>> Begin Records to process
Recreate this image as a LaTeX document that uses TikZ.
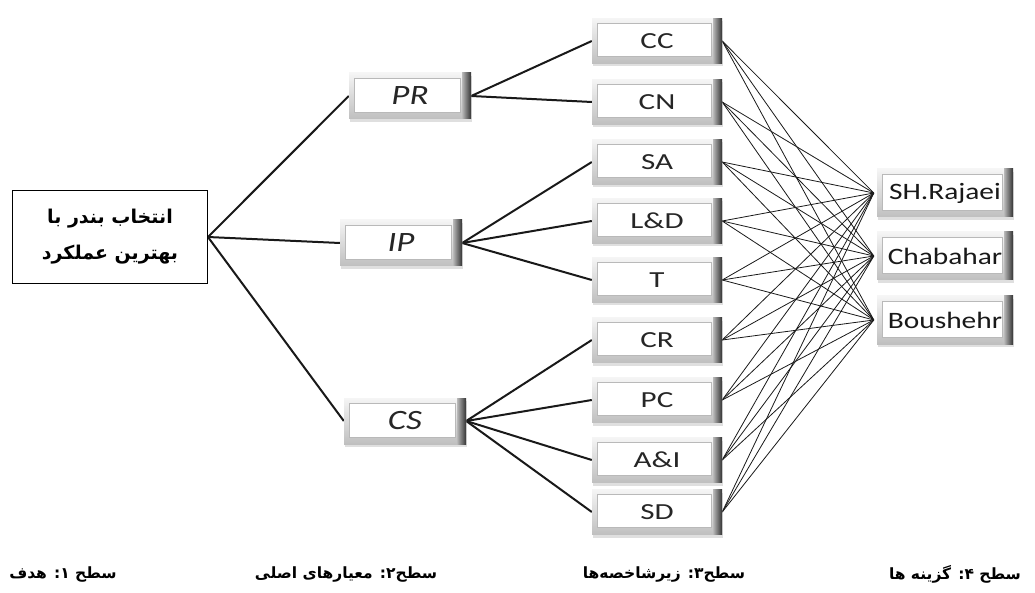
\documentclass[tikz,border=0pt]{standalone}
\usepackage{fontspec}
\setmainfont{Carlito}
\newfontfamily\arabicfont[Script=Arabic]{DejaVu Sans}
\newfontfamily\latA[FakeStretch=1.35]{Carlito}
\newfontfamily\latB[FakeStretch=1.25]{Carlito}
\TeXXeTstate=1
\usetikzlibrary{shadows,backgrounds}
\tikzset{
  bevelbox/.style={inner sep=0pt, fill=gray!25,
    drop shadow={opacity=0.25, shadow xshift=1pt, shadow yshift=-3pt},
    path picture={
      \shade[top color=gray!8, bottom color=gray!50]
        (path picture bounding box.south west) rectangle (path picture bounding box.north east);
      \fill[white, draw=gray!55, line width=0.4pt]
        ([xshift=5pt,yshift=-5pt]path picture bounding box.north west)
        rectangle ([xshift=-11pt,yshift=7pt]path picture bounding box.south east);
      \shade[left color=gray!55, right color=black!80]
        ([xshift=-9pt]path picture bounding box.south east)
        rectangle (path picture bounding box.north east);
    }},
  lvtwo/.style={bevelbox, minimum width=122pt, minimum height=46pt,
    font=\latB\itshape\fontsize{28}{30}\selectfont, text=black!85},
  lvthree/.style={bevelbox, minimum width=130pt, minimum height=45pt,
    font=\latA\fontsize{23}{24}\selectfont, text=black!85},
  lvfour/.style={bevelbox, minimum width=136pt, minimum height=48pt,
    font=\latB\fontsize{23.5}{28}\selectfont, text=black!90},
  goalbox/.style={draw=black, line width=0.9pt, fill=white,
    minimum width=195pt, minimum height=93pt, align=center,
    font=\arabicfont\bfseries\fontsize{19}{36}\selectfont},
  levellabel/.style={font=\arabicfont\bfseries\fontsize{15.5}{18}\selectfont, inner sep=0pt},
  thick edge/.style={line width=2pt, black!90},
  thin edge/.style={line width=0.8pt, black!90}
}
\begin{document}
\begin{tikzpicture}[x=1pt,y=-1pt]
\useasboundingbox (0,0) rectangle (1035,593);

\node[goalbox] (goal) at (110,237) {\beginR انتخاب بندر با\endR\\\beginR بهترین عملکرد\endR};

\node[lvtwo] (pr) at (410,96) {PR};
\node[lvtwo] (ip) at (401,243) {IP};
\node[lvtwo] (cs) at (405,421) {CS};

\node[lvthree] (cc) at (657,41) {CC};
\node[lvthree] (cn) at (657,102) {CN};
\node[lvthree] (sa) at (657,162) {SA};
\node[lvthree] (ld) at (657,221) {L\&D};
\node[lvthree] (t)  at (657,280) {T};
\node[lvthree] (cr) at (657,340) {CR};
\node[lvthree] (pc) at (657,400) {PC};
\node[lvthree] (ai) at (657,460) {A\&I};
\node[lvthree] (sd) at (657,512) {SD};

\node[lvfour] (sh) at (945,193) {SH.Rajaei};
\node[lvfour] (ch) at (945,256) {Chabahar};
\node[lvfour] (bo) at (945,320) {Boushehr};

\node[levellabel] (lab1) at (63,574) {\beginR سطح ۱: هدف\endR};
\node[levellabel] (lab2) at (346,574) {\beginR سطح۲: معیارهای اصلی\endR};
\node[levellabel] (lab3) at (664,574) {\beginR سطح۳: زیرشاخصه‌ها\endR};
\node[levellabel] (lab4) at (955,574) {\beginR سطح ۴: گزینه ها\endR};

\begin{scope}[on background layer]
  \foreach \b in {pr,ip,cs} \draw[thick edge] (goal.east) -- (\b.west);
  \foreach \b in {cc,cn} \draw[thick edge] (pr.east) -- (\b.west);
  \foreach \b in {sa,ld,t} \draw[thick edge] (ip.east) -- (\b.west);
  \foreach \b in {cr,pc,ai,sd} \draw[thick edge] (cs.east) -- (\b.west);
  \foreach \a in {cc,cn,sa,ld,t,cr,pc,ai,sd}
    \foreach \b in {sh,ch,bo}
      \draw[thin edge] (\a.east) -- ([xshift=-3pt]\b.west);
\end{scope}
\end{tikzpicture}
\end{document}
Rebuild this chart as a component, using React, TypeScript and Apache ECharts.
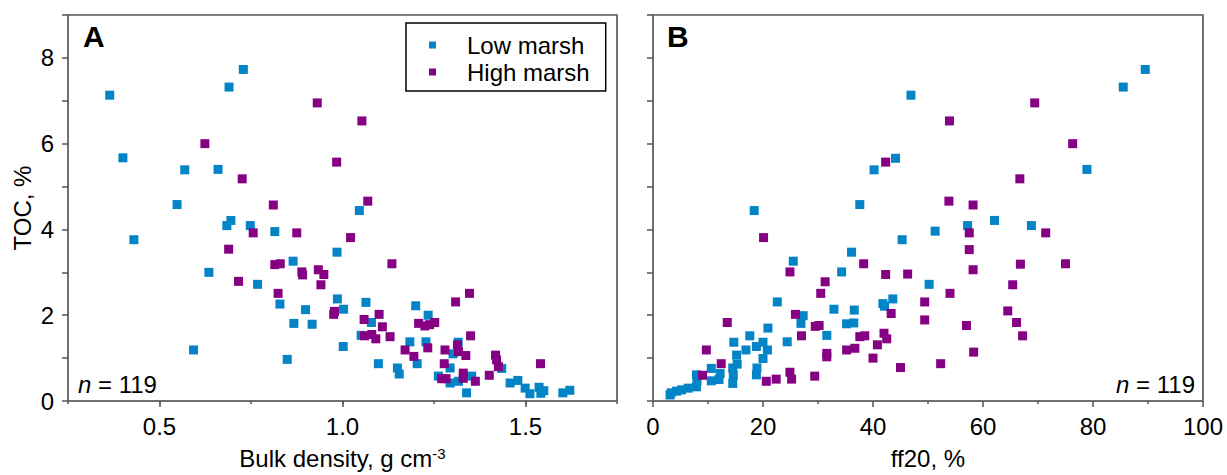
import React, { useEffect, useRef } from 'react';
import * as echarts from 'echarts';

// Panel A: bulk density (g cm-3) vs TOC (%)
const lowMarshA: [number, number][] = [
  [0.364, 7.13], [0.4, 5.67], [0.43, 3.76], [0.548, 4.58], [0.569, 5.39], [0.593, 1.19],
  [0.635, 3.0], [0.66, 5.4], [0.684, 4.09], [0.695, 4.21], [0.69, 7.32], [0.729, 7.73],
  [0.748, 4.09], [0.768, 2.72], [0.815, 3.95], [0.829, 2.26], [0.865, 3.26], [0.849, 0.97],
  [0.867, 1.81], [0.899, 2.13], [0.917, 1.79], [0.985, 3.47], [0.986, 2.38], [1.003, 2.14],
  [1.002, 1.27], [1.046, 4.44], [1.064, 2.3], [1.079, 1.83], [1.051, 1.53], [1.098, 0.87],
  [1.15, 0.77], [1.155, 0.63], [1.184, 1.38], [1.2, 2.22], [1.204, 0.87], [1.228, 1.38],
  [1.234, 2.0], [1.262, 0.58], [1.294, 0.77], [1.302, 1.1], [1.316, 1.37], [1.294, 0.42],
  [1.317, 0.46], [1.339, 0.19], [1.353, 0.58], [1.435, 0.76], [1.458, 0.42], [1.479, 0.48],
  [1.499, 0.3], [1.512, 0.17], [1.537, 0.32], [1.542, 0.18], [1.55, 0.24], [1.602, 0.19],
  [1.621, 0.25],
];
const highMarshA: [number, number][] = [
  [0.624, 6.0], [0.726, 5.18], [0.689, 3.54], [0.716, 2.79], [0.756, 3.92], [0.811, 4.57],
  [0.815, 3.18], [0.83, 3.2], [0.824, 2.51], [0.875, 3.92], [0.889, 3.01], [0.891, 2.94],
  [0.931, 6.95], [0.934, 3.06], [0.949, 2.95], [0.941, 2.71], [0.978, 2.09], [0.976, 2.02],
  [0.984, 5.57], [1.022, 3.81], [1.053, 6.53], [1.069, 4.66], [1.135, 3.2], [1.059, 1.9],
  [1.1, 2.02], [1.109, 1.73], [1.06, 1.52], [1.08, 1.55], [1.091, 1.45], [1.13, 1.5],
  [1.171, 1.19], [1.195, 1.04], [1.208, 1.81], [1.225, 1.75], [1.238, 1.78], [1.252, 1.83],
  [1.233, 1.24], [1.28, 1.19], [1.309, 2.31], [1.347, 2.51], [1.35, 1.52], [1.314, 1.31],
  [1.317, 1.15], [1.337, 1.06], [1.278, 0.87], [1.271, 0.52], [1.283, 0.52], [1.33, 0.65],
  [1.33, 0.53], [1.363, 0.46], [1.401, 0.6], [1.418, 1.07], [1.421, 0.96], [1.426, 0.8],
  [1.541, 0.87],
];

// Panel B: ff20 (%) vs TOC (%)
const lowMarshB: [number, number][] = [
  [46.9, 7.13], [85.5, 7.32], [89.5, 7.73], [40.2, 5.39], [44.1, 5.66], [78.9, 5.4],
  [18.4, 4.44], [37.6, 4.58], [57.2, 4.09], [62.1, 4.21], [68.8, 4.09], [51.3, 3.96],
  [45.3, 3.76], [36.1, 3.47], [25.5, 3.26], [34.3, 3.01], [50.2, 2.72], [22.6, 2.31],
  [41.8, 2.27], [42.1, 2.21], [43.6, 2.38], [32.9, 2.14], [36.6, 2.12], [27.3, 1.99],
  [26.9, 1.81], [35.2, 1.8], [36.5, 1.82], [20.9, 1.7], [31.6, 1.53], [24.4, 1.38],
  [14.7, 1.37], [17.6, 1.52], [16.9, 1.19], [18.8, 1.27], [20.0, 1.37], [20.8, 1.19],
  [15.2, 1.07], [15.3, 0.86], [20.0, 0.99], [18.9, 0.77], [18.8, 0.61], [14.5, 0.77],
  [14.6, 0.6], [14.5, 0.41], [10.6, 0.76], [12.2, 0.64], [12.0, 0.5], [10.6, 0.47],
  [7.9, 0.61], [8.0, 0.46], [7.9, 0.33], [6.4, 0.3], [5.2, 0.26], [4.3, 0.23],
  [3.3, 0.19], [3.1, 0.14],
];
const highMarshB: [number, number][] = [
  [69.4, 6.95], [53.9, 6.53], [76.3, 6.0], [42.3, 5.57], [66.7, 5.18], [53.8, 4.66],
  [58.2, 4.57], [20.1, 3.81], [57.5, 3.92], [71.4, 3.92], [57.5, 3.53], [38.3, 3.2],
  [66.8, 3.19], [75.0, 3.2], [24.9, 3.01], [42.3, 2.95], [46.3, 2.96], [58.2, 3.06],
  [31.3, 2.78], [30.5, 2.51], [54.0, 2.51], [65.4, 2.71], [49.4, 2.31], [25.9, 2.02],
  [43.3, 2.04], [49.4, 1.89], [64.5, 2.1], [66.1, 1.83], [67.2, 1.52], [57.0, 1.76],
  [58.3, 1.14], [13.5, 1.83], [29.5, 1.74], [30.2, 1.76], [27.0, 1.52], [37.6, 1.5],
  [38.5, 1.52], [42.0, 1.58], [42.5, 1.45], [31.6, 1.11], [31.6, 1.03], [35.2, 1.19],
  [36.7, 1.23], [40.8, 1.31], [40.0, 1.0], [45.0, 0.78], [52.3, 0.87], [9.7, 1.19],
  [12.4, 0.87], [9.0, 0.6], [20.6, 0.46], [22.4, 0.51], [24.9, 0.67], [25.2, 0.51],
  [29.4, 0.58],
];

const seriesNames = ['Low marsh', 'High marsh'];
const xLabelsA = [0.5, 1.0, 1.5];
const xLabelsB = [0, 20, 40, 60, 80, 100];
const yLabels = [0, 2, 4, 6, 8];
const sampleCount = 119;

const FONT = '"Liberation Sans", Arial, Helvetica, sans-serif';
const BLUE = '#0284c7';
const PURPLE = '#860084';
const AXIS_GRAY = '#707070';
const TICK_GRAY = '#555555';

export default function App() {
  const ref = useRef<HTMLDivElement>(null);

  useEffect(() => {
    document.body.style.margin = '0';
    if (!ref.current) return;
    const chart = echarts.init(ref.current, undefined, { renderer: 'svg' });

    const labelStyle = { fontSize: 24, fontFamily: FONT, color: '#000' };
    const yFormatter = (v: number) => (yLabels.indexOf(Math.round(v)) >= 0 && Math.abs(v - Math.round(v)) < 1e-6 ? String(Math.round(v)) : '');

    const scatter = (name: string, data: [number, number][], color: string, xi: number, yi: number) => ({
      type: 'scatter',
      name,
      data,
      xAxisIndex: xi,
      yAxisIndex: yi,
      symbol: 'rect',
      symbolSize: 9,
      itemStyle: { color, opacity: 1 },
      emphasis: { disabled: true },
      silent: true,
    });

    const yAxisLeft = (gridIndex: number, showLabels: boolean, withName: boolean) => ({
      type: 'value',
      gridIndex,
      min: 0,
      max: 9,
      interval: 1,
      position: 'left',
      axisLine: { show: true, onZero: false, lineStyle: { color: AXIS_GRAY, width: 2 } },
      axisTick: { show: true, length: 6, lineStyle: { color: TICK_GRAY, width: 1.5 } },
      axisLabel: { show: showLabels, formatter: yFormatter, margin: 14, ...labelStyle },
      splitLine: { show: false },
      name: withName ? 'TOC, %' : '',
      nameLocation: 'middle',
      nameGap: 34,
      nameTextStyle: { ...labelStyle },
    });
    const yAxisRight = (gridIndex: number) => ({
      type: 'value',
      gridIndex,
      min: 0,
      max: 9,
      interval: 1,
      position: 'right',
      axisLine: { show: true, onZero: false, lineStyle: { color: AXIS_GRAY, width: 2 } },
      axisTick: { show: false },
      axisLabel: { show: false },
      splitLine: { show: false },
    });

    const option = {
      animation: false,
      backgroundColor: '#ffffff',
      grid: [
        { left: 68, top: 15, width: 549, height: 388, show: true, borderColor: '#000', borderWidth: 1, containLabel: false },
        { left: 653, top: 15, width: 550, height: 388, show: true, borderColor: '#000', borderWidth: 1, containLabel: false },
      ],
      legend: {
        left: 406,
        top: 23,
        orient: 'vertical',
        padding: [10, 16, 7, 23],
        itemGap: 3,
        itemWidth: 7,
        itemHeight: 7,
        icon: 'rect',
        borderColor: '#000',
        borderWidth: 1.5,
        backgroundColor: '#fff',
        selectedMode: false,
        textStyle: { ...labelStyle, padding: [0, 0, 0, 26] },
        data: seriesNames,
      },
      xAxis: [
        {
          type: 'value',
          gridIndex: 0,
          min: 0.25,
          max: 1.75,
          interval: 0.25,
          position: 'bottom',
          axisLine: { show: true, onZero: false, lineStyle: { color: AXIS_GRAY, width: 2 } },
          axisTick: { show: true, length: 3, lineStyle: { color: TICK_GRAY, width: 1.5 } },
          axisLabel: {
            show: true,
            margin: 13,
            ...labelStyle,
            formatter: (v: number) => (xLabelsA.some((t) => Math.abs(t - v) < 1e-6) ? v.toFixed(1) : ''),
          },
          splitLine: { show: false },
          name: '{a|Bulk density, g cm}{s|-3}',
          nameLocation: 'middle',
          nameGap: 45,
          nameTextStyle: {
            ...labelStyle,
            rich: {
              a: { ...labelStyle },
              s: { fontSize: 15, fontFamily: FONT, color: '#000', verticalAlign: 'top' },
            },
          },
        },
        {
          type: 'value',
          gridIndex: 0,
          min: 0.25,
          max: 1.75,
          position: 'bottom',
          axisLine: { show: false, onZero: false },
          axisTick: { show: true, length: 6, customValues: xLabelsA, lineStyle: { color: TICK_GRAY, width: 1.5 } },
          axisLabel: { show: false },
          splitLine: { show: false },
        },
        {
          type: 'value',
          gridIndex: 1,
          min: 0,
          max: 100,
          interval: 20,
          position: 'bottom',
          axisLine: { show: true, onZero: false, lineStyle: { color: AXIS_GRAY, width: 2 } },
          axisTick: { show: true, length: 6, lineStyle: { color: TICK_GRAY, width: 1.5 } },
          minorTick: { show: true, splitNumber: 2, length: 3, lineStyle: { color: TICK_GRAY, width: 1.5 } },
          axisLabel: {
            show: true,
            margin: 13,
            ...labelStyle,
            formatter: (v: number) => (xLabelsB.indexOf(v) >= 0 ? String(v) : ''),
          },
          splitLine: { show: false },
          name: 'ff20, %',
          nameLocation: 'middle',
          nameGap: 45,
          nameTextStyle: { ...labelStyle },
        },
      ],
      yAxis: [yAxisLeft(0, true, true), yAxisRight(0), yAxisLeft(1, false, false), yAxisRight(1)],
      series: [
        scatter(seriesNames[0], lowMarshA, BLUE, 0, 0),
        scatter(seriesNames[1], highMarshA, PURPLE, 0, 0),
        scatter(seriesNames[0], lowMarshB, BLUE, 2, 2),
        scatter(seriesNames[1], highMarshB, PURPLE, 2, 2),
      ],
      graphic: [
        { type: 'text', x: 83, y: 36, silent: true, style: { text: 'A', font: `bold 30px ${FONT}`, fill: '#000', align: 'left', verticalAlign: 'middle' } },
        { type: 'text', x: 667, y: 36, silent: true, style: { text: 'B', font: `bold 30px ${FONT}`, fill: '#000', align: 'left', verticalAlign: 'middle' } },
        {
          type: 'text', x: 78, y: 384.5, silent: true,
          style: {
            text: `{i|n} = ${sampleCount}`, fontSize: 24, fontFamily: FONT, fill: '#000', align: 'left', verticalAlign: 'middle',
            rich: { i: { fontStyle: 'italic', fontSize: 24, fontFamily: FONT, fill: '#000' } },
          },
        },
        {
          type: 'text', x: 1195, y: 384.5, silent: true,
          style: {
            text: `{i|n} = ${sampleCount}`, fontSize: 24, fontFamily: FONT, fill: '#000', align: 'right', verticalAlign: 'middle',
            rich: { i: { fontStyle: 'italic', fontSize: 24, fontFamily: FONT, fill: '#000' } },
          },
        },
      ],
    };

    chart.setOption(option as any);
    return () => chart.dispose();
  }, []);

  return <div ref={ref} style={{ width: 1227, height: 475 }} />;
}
>> End Records to process
• Brief
Copy exactly, and copy only, the lines from the one with "Rebuild this chart" to the one with "import * as echarts from 'echarts';", ends included. Pictures are not part of the copy.

• Finished answer
Rebuild this chart as a component, using React, TypeScript and Apache ECharts.
import React, { useEffect, useRef } from 'react';
import * as echarts from 'echarts';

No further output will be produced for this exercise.